I have been as critical as anyone of Gordon Brown's failure over the past 15 months to set out what 12 Labour MPs* writing in Progress magazine term "a convincing narrative." But as I have written in my Newcastle Journal column to be published tomorrow, the Prime Minister - and Harriet Harman - have had some good things to say this week about tackling inequality and social mobility, and the emergence of a "fairness agenda" over the past week offered some small hope that this long-awaited narrative had finally started to take shape.
So to my mind, Siobhain McDonagh's call for a leadership challenge to Mr Brown today is singularly ill-timed and presents a gift-horse to the Tories at the start of a critical conference season for Labour.
If the Prime Minister had hoped to mount an effective fightback over the next two weeks, based around some of the ideas he and his deputy have been airing this week, then Ms McDonagh's intervention this afternoon has probably killed it. Instead, the Labour conference in Manchester looks set to be dominated by yet more speculation about the leadership.

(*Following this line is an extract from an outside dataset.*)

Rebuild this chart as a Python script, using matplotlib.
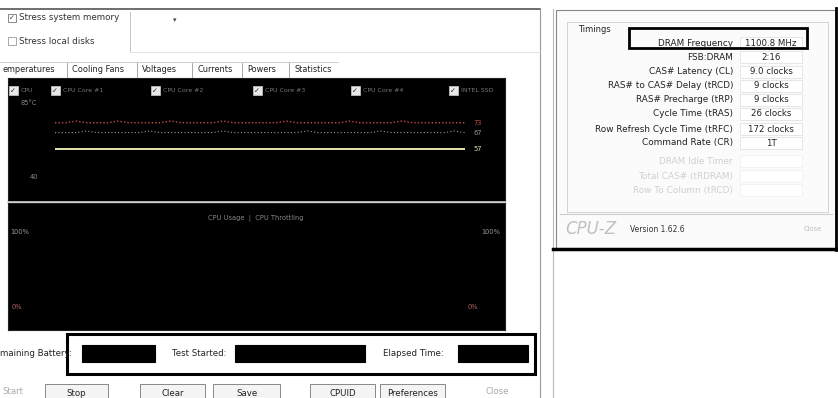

I hope she is bloody proud of herself.
* For the record: Janet Anderson, Karen Buck, Patricia Hewitt, George Howarth, Eric Joyce, Sally Keeble, Stephen Ladyman, Martin Linton, Shona McIsaac, Margaret Moran, Tom Levitt, and Paddy Tipping. I would say that only three of these (Anderson, Howarth and Joyce) are out-and-out Blairite loyalists, so speculation that they are part of a concerted Blairite plot is, in my view, probably misguided.